Agricultural Research Service

Title: Cropping Sequence in a Long-Term Dryland Rotation Study

Authors
item Henry, William
item Vigil, Merle
item Nielsen, David
item Benjamin, Joseph
item Anderson, Randal
item Bowman, Rudolph

Submitted to: Meeting Abstract
Publication Type: Abstract Only
Publication Acceptance Date: January 2, 2004
Publication Date: January 2, 2004
Citation: Henry, W.B., Vigil, M.F., Nielsen, D.C., Benjamin, J.G., Anderson, R.L., Bowman, R.A. 2004. Cropping sequence in a long-term dryland rotation study. Meeting Abstract. Presented at the WSSA 2004 Annual Meeting, February 2004. Kansas City, MO.

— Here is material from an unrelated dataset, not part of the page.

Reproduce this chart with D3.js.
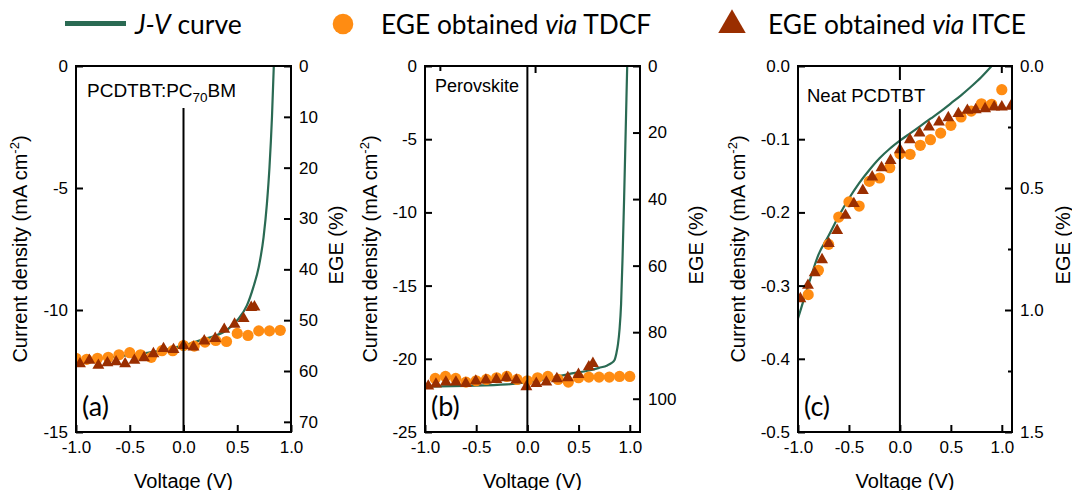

Technical Abstract: A long-term cropping rotation study was established at the Central Great Plains Research Station in Akron, CO in 1991. The goal of this study is to determine which sequences are both environmentally sustainable and economically viable in this dry region receiving approximately 16 inches of precipitation per year. Various combinations of crop sequences as well as cropping intensities have been maintained for the past 12 years. Wheat/fallow is the traditional crop rotation; however, in order to better utilize available precipitation and to maximize land usage, more intensive rotations incorporating alternative crop rotations have been examined. This paper will examine the effect of growing pea prior to wheat in a rotation and the subsequent effect on wheat yield. It will also examine the effect of fallow on wheat yield as cropping intensity increases from 50% (1 out of 2 years) to 66% (2 out of 3 years) to 75% (3 out of 4 years).